In subsequent years, the Argentinians noted that our military commitment to the Falklands was further and further diminished, with the withdrawal of a guard ship and eventually HMS “Endeavour”. By the time the Argentinians invaded in 1982, there were just 40 marines in place and no prospect of rapid reinforcement by air. Only after recapture did we get round to building the airfield at Mount Pleasant and positioning aircraft and radar for deterrence and protection.
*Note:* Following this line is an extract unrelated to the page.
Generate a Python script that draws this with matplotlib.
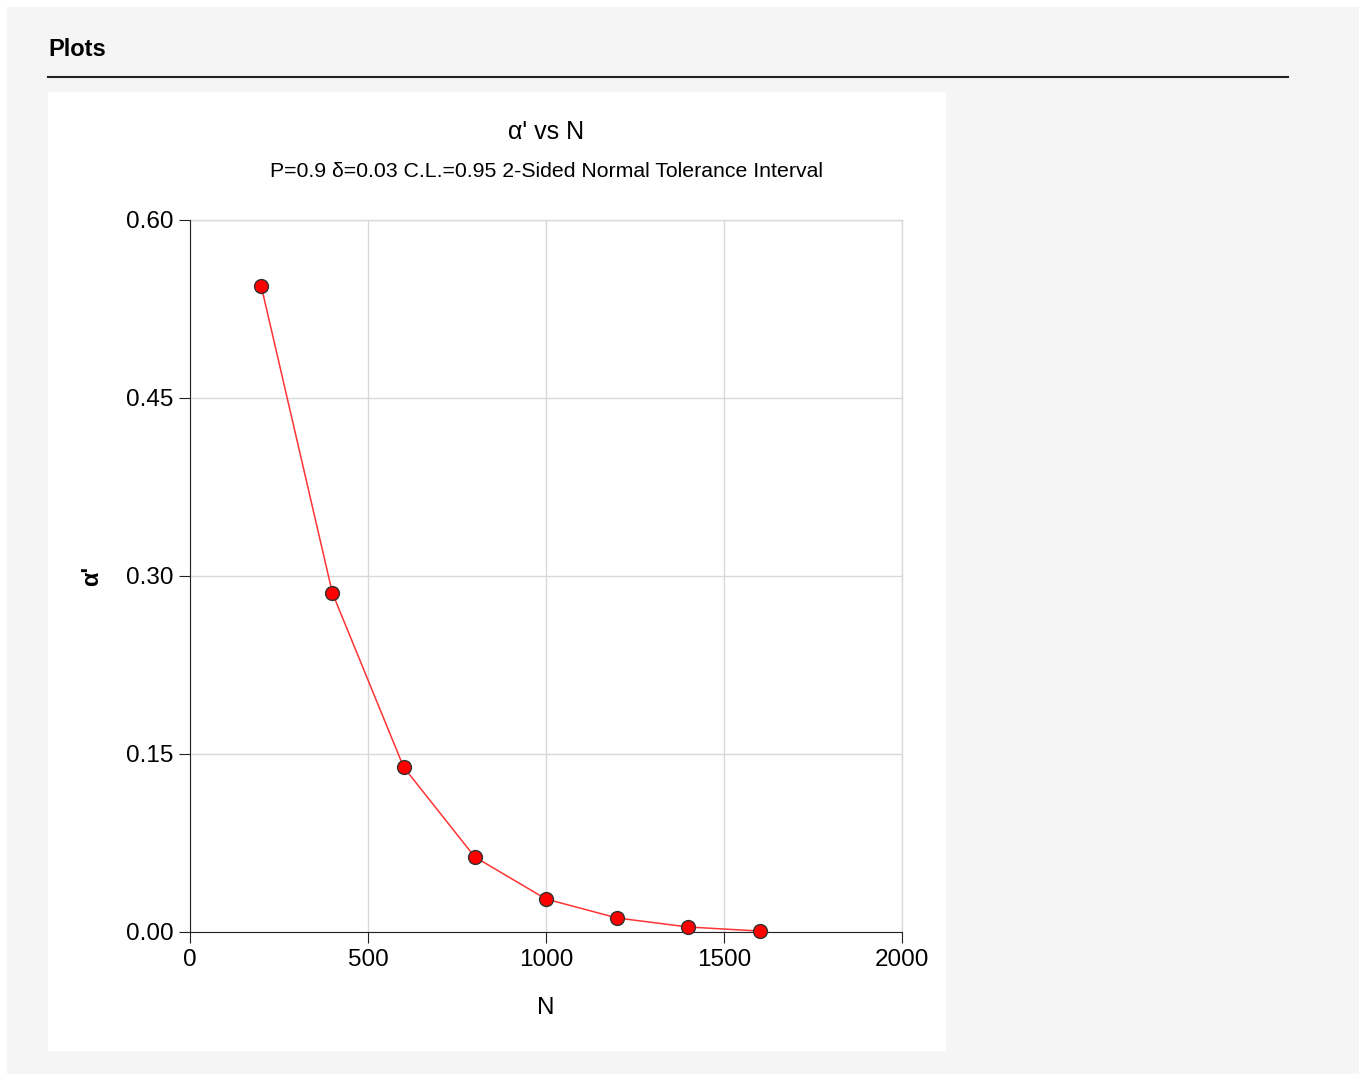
import matplotlib
matplotlib.use('Agg')
import matplotlib.pyplot as plt

# data
n_values = [200, 400, 600, 800, 1000, 1200, 1400, 1600]
alpha_values = [0.5444, 0.2857, 0.139, 0.0632, 0.0278, 0.0118, 0.0042, 0.0008]
x_ticks = [0, 500, 1000, 1500, 2000]
y_ticks = [0.00, 0.15, 0.30, 0.45, 0.60]

plt.rcParams['font.family'] = ['Liberation Sans', 'DejaVu Sans']

W, H = 1359, 1074
fig = plt.figure(figsize=(W / 100, H / 100), dpi=100)
fig.patch.set_facecolor('white')

# outer grey page and white panel
fig.patches.append(plt.Rectangle((7 / W, 0), 1 - 7 / W, 1 - 7 / H,
                                 transform=fig.transFigure, color='#f5f5f5', zorder=-3))
fig.patches.append(plt.Rectangle((48 / W, 1 - 1050 / H), (945 - 48) / W, (1050 - 92) / H,
                                 transform=fig.transFigure, color='white', zorder=-2))

fig.text(48 / W, 1 - 49 / H, 'Plots', fontsize=17, fontweight='bold', va='center', ha='left')
fig.add_artist(plt.Line2D([48 / W, 1288 / W], [1 - 77 / H, 1 - 77 / H],
                          transform=fig.transFigure, color='#222222', lw=1.5))

ax = fig.add_axes([190 / W, 1 - 932 / H, (902 - 190) / W, (932 - 220) / H])
ax.set_facecolor('white')
ax.plot(n_values, alpha_values, color='#ff3333', lw=1.1, zorder=3)
ax.plot(n_values, alpha_values, 'o', color='red', markeredgecolor='#333333',
        markersize=10, markeredgewidth=1, zorder=4, clip_on=False)

ax.set_xlim(0, 2000)
ax.set_ylim(0, 0.6)
ax.set_xticks(x_ticks)
ax.set_yticks(y_ticks)
ax.set_yticklabels([f'{v:.2f}' for v in y_ticks])
ax.grid(True, color='#d9d9d9', lw=1)
ax.axvline(2000, color='#d9d9d9', lw=1, clip_on=False, zorder=0)
ax.axhline(0.6, color='#d9d9d9', lw=1, clip_on=False, zorder=0)
ax.set_axisbelow(True)
for s in ['top', 'right']:
    ax.spines[s].set_visible(False)
for s in ['left', 'bottom']:
    ax.spines[s].set_color('#222222')
ax.tick_params(axis='both', labelsize=17.5, length=8, color='#222222', pad=4)

ax.set_xlabel('N', fontsize=17.5, labelpad=19)
ax.set_ylabel("α'", fontsize=17, fontweight='bold', labelpad=16)

fig.text(546 / W, 1 - 132 / H, "α' vs N", fontsize=18, ha='center', va='center')
fig.text(546 / W, 1 - 172 / H, 'P=0.9 δ=0.03 C.L.=0.95 2-Sided Normal Tolerance Interval',
         fontsize=15.3, ha='center', va='center')

fig.savefig('out.png', dpi=100)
Soft power on that occasion lacked the deterrent of robust and timely further action, and we paid a dreadful price in lives lost, young individuals scarred for life and tragedy for the families involved.

Moving forward to Iraq’s invasion of Kuwait and the first Gulf conflict, Saddam Hussein’s presumption was that the reduction in military capability, as the US and Britain sought to benefit from a peace dividend following the end of the Cold War, made it less likely that we would embark on hostile military action. Between August 1990 and February 1991, this perception of his must have been strengthened in spite of sizeable deployment of coalition forces into theatre, as the US, with our active support, sought to find a non-military solution. Nothing budged Hussein until his forces were attacked by air and, finally, by ground forces.
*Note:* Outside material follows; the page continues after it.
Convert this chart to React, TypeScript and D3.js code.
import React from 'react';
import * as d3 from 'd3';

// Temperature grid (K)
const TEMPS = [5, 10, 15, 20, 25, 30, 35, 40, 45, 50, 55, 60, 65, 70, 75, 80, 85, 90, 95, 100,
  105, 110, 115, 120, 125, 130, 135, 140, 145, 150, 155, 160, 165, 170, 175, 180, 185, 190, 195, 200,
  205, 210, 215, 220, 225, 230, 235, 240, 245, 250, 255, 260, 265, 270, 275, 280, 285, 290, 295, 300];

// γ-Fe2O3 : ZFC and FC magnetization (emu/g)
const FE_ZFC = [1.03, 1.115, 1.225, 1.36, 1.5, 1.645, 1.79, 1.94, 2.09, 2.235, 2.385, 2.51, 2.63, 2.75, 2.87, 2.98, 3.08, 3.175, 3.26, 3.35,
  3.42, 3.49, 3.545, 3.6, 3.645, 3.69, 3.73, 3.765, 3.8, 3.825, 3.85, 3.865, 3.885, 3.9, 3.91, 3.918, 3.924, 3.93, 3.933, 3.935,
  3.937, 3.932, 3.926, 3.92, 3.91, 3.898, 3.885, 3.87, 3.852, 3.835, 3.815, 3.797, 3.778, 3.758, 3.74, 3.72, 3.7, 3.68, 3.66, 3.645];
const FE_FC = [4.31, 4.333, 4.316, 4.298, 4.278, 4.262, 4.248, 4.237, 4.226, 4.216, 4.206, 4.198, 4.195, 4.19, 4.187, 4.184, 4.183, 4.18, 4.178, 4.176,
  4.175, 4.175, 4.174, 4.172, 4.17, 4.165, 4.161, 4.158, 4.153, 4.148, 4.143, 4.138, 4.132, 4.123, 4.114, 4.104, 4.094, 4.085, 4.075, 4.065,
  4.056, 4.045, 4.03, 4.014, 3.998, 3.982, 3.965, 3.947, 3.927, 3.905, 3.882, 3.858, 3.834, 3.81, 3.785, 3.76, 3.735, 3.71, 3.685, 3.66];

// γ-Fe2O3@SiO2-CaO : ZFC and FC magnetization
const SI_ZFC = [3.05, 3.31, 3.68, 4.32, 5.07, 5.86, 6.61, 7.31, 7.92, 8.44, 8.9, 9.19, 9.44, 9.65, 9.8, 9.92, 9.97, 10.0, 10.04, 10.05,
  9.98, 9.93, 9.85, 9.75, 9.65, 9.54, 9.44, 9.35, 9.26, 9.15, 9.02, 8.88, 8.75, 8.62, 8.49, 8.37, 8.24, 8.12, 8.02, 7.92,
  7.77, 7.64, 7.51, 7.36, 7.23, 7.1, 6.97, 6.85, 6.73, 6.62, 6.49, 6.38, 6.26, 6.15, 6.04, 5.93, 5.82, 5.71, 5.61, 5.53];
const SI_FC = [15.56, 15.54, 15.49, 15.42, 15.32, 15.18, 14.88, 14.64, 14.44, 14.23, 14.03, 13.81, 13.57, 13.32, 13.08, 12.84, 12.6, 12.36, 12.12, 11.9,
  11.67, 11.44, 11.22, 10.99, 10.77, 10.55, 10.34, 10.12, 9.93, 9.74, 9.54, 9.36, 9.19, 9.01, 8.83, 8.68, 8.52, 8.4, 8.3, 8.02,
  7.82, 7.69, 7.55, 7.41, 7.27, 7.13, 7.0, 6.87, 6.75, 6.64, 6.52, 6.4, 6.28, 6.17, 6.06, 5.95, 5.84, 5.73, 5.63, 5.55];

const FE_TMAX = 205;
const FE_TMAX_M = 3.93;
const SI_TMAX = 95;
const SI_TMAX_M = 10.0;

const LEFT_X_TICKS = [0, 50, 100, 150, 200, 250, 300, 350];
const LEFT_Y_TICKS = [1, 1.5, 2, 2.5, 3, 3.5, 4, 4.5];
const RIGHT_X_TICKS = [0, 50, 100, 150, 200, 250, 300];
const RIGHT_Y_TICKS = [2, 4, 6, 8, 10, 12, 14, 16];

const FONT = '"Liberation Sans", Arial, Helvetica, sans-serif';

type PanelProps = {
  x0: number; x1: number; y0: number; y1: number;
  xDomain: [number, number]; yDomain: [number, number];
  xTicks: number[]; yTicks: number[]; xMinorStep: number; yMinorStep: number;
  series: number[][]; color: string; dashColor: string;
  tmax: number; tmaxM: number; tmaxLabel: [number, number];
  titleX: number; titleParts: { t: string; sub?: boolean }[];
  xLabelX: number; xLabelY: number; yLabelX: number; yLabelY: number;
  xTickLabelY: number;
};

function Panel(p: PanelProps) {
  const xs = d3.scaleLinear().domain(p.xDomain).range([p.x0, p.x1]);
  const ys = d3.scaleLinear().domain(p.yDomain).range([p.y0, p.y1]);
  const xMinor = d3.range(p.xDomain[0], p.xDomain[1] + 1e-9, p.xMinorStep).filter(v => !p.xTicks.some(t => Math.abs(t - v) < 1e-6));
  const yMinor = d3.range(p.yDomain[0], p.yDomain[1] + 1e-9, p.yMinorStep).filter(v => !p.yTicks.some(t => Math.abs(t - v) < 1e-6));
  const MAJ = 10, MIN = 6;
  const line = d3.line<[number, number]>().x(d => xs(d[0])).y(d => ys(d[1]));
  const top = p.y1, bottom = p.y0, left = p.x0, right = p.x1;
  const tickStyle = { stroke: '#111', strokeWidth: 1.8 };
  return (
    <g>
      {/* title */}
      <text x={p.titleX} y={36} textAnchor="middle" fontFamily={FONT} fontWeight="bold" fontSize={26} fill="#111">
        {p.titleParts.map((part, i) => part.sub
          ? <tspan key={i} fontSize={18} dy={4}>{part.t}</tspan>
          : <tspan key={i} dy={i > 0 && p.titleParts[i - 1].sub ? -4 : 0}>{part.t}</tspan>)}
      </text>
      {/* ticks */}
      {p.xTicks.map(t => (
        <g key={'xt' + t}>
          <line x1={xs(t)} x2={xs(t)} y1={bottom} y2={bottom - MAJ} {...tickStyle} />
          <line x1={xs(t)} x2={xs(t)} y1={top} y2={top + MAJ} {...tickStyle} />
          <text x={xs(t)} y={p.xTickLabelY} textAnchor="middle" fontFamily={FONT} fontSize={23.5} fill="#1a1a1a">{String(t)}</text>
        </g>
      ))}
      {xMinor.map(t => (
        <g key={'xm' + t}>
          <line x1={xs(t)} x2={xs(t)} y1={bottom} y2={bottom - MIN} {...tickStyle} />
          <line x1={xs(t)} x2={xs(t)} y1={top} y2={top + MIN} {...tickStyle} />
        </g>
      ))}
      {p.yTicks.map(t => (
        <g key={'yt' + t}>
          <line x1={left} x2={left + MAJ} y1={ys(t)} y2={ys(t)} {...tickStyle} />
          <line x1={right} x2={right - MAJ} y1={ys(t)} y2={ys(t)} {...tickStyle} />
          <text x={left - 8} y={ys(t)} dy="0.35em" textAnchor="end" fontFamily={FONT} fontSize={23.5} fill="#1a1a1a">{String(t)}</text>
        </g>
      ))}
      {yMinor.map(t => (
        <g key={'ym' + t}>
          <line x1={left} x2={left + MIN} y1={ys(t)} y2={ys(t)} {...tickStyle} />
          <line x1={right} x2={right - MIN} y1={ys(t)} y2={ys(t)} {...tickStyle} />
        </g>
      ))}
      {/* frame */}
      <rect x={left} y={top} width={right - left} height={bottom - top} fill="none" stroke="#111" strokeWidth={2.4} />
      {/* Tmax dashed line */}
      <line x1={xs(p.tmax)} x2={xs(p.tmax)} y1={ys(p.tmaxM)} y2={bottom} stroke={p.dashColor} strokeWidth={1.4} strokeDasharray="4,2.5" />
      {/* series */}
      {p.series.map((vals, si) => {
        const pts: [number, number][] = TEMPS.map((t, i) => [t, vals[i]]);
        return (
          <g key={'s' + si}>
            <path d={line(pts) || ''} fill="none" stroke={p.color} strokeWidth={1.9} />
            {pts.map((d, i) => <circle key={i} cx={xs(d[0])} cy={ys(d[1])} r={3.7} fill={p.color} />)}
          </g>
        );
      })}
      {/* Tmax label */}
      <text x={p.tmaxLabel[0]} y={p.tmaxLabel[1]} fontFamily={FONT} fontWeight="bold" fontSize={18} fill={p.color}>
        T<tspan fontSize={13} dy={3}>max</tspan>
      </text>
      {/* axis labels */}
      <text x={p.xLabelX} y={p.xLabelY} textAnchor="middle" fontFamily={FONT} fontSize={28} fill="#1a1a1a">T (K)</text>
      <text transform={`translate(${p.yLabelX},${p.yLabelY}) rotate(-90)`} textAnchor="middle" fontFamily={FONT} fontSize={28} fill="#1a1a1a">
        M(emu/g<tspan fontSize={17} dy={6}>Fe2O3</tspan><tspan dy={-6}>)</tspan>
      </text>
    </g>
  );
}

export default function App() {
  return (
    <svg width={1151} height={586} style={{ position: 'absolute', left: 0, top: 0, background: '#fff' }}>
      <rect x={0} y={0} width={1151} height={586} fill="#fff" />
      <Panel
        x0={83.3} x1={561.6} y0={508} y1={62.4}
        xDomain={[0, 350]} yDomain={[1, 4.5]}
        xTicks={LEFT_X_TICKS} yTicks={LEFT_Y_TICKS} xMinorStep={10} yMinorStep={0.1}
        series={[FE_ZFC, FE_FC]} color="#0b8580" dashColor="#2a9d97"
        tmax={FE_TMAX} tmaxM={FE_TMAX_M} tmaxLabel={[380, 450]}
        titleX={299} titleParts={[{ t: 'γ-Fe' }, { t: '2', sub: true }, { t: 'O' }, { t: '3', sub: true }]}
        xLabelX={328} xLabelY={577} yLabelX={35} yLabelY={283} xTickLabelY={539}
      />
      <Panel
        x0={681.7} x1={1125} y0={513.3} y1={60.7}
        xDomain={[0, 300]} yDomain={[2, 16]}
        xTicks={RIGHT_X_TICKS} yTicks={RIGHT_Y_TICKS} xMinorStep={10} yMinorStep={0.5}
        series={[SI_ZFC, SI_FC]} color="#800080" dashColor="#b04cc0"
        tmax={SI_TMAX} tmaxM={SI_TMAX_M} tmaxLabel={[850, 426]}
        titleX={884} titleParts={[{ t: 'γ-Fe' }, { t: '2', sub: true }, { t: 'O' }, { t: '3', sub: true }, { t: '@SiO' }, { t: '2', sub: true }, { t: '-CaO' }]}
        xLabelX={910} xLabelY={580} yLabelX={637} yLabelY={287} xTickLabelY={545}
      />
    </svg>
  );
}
We lost six Tornado aircraft in that conflict, but there were adequate numbers to sustain our operational tempo. Today, there seems little dialogue with ISIL and we and our allies have embarked on a muted application of force. Is it not sobering to realise that our total offensive contribution to this ongoing operation, apart from some UAV sorties, is just six Tornados? Even with the life extension recently given to the Tornado force to remain at three full squadrons for a further year, there is no continuous capability for an air combat force to remain deployed globally, as a deterrent or for use, as far and as wide as it has been. Other tasks may become more pressing.

I have chosen the Tornado force to illustrate my point, but similar analogies may be made for naval and Army forces. All three services are shadows of their former selves of even a couple of decades ago. The Air Force that I was privileged to lead in the mid-1980s was 100,000 strong. Today, it is down to close on 30,000 and force numbers have declined in proportion. Does this ORBAT any longer have a hope of being the big stick or iron fist that history teaches us is an essential long-stop to soft power and other non-military engagement with recalcitrant opponents?

I repeat that of course I welcome all steps—any steps—that can resolve difficulties between nations without recourse to war and bloodshed. However, these have far greater hope of success if the stick and fist are first class and sizeable enough to carry weight in the minds of those we seek to win over. We deceive ourselves if we believe that today’s force levels are still adequate to foster and promote the success of soft power in conflict prevention. President Putin’s annexation of Crimea, so robustly decried by our Government and many in the West as unacceptable, is now a fait accompli. The strategic prize for Russia must surely outweigh any or all inconvenience caused to its economy, or even individuals, by sanctions, which are the most that NATO and the EU seem capable, or willing, to call upon. The labours of those who diligently seek to solve problems with soft power might be more productive if those who bear responsibility for defence consider the adequacy of the available strengths rather than assume that all is well because we input some now very small amount of GDP on defence capability.

I applaud the efforts and enthusiasm of the most reverend Primate and other noble Lords. I hope that more will be done for the Armed Forces to give him and others the deterrent muscle of “big stick” and well tempered “iron fist” to promote success—the success that a combination of hard and soft power, or “smart power”, may bring. Hard power, it has been said, begets soft power.